Write out every line of the material as it stands, apart from the pictures.

Collected data >>
=====

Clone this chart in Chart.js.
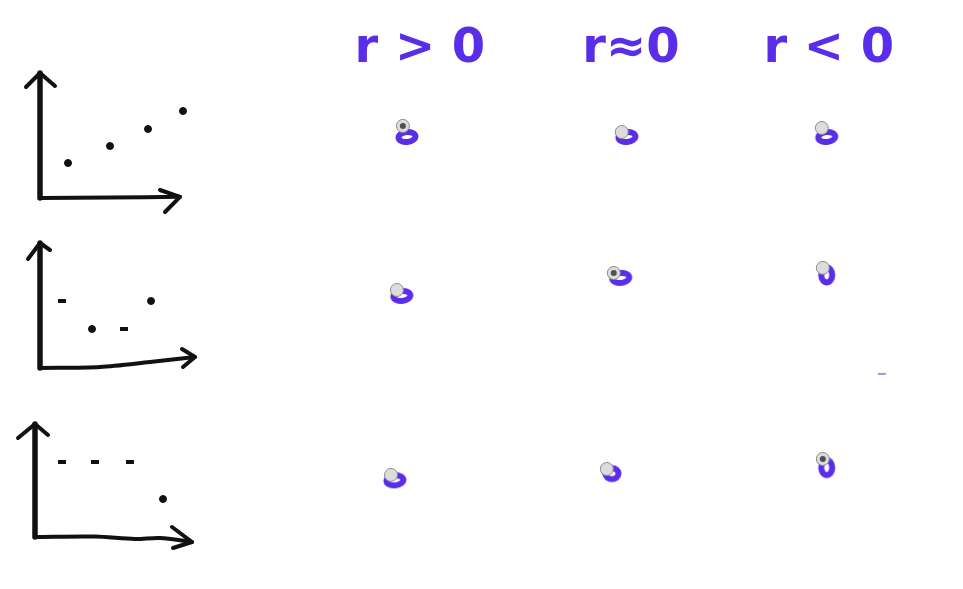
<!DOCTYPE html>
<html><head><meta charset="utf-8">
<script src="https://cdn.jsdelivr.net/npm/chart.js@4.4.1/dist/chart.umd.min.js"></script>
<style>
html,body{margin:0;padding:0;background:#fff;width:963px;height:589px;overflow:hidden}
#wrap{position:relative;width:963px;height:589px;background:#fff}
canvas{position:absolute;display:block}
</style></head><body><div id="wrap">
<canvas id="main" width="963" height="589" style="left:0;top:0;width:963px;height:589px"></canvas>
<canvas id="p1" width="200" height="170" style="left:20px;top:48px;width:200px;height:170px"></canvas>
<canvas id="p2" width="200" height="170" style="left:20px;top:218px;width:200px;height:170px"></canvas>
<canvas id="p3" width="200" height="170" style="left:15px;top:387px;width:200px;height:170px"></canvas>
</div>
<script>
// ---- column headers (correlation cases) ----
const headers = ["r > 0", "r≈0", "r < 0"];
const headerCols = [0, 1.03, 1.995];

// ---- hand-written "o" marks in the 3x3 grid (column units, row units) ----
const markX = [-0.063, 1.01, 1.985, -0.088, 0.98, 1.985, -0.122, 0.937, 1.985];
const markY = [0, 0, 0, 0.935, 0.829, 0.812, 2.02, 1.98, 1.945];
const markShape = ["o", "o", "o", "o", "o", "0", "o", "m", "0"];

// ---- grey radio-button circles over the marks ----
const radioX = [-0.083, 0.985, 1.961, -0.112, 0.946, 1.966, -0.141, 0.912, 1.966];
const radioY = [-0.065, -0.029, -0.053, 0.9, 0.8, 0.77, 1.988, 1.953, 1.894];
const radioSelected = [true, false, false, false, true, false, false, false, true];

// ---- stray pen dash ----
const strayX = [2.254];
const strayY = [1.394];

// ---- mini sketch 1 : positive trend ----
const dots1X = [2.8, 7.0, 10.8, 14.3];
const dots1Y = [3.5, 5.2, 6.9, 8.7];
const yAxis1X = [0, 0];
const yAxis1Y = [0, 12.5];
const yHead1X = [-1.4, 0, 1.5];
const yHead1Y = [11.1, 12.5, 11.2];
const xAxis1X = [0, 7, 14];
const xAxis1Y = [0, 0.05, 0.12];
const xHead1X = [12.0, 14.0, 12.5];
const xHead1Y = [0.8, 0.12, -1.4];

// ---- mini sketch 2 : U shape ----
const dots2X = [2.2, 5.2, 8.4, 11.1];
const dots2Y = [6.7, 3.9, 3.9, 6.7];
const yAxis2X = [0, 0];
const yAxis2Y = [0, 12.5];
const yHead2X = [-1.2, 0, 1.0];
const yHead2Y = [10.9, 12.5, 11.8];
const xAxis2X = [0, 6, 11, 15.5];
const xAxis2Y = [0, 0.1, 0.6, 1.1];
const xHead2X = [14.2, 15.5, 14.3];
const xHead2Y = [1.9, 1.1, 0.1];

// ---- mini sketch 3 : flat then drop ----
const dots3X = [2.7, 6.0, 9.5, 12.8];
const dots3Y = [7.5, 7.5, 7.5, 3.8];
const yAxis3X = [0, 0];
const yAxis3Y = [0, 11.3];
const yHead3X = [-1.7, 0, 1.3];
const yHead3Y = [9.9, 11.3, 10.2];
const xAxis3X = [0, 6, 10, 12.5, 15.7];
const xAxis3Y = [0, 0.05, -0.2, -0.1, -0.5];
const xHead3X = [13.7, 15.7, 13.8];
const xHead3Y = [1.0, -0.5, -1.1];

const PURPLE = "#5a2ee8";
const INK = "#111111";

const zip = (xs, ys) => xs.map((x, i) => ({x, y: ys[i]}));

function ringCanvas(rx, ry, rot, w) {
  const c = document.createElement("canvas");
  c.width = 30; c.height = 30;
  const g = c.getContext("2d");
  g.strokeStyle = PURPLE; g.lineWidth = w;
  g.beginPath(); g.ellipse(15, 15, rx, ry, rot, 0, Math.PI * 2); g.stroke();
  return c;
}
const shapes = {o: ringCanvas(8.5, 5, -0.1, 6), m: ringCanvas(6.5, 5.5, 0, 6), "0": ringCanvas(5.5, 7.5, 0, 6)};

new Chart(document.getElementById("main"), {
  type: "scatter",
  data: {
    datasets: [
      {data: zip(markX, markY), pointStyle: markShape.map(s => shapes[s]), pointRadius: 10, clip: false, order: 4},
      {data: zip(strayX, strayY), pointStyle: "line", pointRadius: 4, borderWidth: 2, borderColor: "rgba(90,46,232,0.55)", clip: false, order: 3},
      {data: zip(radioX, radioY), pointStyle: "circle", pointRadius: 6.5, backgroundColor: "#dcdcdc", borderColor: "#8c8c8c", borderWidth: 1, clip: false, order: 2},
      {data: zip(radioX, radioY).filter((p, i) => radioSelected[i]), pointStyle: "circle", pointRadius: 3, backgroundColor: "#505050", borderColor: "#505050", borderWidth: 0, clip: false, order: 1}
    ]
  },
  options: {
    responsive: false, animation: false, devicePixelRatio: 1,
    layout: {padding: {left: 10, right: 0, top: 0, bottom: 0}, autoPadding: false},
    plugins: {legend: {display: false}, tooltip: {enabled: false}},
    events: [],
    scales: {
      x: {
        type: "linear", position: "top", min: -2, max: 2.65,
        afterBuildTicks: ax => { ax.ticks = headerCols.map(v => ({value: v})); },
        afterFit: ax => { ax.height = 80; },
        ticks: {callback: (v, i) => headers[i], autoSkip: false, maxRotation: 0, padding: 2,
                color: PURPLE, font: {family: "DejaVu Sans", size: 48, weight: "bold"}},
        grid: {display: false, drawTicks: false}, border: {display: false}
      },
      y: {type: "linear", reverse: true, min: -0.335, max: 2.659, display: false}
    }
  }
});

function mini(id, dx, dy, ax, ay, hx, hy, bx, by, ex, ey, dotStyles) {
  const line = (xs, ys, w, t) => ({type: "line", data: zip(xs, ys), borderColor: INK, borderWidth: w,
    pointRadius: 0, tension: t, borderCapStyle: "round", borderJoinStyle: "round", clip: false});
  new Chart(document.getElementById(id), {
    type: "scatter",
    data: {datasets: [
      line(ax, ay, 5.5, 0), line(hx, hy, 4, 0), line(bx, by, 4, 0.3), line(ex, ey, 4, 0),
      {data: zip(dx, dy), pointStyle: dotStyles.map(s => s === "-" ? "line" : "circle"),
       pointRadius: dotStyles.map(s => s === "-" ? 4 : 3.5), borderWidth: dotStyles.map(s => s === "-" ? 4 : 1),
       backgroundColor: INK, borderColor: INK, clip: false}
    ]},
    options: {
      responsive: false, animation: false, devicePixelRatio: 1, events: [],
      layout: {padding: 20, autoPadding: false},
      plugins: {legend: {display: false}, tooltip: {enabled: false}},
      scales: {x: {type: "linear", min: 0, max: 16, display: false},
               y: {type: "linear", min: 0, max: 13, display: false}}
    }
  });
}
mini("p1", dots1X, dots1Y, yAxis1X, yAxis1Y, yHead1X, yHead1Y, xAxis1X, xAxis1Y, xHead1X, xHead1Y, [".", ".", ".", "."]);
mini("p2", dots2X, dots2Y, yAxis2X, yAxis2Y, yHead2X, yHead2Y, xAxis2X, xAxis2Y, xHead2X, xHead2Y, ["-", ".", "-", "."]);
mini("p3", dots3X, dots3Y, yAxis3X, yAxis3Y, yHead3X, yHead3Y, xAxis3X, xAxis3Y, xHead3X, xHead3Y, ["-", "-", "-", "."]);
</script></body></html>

=====

Response to this exercise >>
Clone this chart in Chart.js.
<!DOCTYPE html>
<html><head><meta charset="utf-8">
<script src="https://cdn.jsdelivr.net/npm/chart.js@4.4.1/dist/chart.umd.min.js"></script>
<style>
html,body{margin:0;padding:0;background:#fff;width:963px;height:589px;overflow:hidden}
#wrap{position:relative;width:963px;height:589px;background:#fff}
canvas{position:absolute;display:block}
</style></head><body><div id="wrap">
<canvas id="main" width="963" height="589" style="left:0;top:0;width:963px;height:589px"></canvas>
<canvas id="p1" width="200" height="170" style="left:20px;top:48px;width:200px;height:170px"></canvas>
<canvas id="p2" width="200" height="170" style="left:20px;top:218px;width:200px;height:170px"></canvas>
<canvas id="p3" width="200" height="170" style="left:15px;top:387px;width:200px;height:170px"></canvas>
</div>
<script>
// ---- column headers (correlation cases) ----
const headers = ["r > 0", "r≈0", "r < 0"];
const headerCols = [0, 1.03, 1.995];

// ---- hand-written "o" marks in the 3x3 grid (column units, row units) ----
const markX = [-0.063, 1.01, 1.985, -0.088, 0.98, 1.985, -0.122, 0.937, 1.985];
const markY = [0, 0, 0, 0.935, 0.829, 0.812, 2.02, 1.98, 1.945];
const markShape = ["o", "o", "o", "o", "o", "0", "o", "m", "0"];

// ---- grey radio-button circles over the marks ----
const radioX = [-0.083, 0.985, 1.961, -0.112, 0.946, 1.966, -0.141, 0.912, 1.966];
const radioY = [-0.065, -0.029, -0.053, 0.9, 0.8, 0.77, 1.988, 1.953, 1.894];
const radioSelected = [true, false, false, false, true, false, false, false, true];

// ---- stray pen dash ----
const strayX = [2.254];
const strayY = [1.394];

// ---- mini sketch 1 : positive trend ----
const dots1X = [2.8, 7.0, 10.8, 14.3];
const dots1Y = [3.5, 5.2, 6.9, 8.7];
const yAxis1X = [0, 0];
const yAxis1Y = [0, 12.5];
const yHead1X = [-1.4, 0, 1.5];
const yHead1Y = [11.1, 12.5, 11.2];
const xAxis1X = [0, 7, 14];
const xAxis1Y = [0, 0.05, 0.12];
const xHead1X = [12.0, 14.0, 12.5];
const xHead1Y = [0.8, 0.12, -1.4];

// ---- mini sketch 2 : U shape ----
const dots2X = [2.2, 5.2, 8.4, 11.1];
const dots2Y = [6.7, 3.9, 3.9, 6.7];
const yAxis2X = [0, 0];
const yAxis2Y = [0, 12.5];
const yHead2X = [-1.2, 0, 1.0];
const yHead2Y = [10.9, 12.5, 11.8];
const xAxis2X = [0, 6, 11, 15.5];
const xAxis2Y = [0, 0.1, 0.6, 1.1];
const xHead2X = [14.2, 15.5, 14.3];
const xHead2Y = [1.9, 1.1, 0.1];

// ---- mini sketch 3 : flat then drop ----
const dots3X = [2.7, 6.0, 9.5, 12.8];
const dots3Y = [7.5, 7.5, 7.5, 3.8];
const yAxis3X = [0, 0];
const yAxis3Y = [0, 11.3];
const yHead3X = [-1.7, 0, 1.3];
const yHead3Y = [9.9, 11.3, 10.2];
const xAxis3X = [0, 6, 10, 12.5, 15.7];
const xAxis3Y = [0, 0.05, -0.2, -0.1, -0.5];
const xHead3X = [13.7, 15.7, 13.8];
const xHead3Y = [1.0, -0.5, -1.1];

const PURPLE = "#5a2ee8";
const INK = "#111111";

const zip = (xs, ys) => xs.map((x, i) => ({x, y: ys[i]}));

function ringCanvas(rx, ry, rot, w) {
  const c = document.createElement("canvas");
  c.width = 30; c.height = 30;
  const g = c.getContext("2d");
  g.strokeStyle = PURPLE; g.lineWidth = w;
  g.beginPath(); g.ellipse(15, 15, rx, ry, rot, 0, Math.PI * 2); g.stroke();
  return c;
}
const shapes = {o: ringCanvas(8.5, 5, -0.1, 6), m: ringCanvas(6.5, 5.5, 0, 6), "0": ringCanvas(5.5, 7.5, 0, 6)};

new Chart(document.getElementById("main"), {
  type: "scatter",
  data: {
    datasets: [
      {data: zip(markX, markY), pointStyle: markShape.map(s => shapes[s]), pointRadius: 10, clip: false, order: 4},
      {data: zip(strayX, strayY), pointStyle: "line", pointRadius: 4, borderWidth: 2, borderColor: "rgba(90,46,232,0.55)", clip: false, order: 3},
      {data: zip(radioX, radioY), pointStyle: "circle", pointRadius: 6.5, backgroundColor: "#dcdcdc", borderColor: "#8c8c8c", borderWidth: 1, clip: false, order: 2},
      {data: zip(radioX, radioY).filter((p, i) => radioSelected[i]), pointStyle: "circle", pointRadius: 3, backgroundColor: "#505050", borderColor: "#505050", borderWidth: 0, clip: false, order: 1}
    ]
  },
  options: {
    responsive: false, animation: false, devicePixelRatio: 1,
    layout: {padding: {left: 10, right: 0, top: 0, bottom: 0}, autoPadding: false},
    plugins: {legend: {display: false}, tooltip: {enabled: false}},
    events: [],
    scales: {
      x: {
        type: "linear", position: "top", min: -2, max: 2.65,
        afterBuildTicks: ax => { ax.ticks = headerCols.map(v => ({value: v})); },
        afterFit: ax => { ax.height = 80; },
        ticks: {callback: (v, i) => headers[i], autoSkip: false, maxRotation: 0, padding: 2,
                color: PURPLE, font: {family: "DejaVu Sans", size: 48, weight: "bold"}},
        grid: {display: false, drawTicks: false}, border: {display: false}
      },
      y: {type: "linear", reverse: true, min: -0.335, max: 2.659, display: false}
    }
  }
});

function mini(id, dx, dy, ax, ay, hx, hy, bx, by, ex, ey, dotStyles) {
  const line = (xs, ys, w, t) => ({type: "line", data: zip(xs, ys), borderColor: INK, borderWidth: w,
    pointRadius: 0, tension: t, borderCapStyle: "round", borderJoinStyle: "round", clip: false});
  new Chart(document.getElementById(id), {
    type: "scatter",
    data: {datasets: [
      line(ax, ay, 5.5, 0), line(hx, hy, 4, 0), line(bx, by, 4, 0.3), line(ex, ey, 4, 0),
      {data: zip(dx, dy), pointStyle: dotStyles.map(s => s === "-" ? "line" : "circle"),
       pointRadius: dotStyles.map(s => s === "-" ? 4 : 3.5), borderWidth: dotStyles.map(s => s === "-" ? 4 : 1),
       backgroundColor: INK, borderColor: INK, clip: false}
    ]},
    options: {
      responsive: false, animation: false, devicePixelRatio: 1, events: [],
      layout: {padding: 20, autoPadding: false},
      plugins: {legend: {display: false}, tooltip: {enabled: false}},
      scales: {x: {type: "linear", min: 0, max: 16, display: false},
               y: {type: "linear", min: 0, max: 13, display: false}}
    }
  });
}
mini("p1", dots1X, dots1Y, yAxis1X, yAxis1Y, yHead1X, yHead1Y, xAxis1X, xAxis1Y, xHead1X, xHead1Y, [".", ".", ".", "."]);
mini("p2", dots2X, dots2Y, yAxis2X, yAxis2Y, yHead2X, yHead2Y, xAxis2X, xAxis2Y, xHead2X, xHead2Y, ["-", ".", "-", "."]);
mini("p3", dots3X, dots3Y, yAxis3X, yAxis3Y, yHead3X, yHead3Y, xAxis3X, xAxis3Y, xHead3X, xHead3Y, ["-", "-", "-", "."]);
</script></body></html>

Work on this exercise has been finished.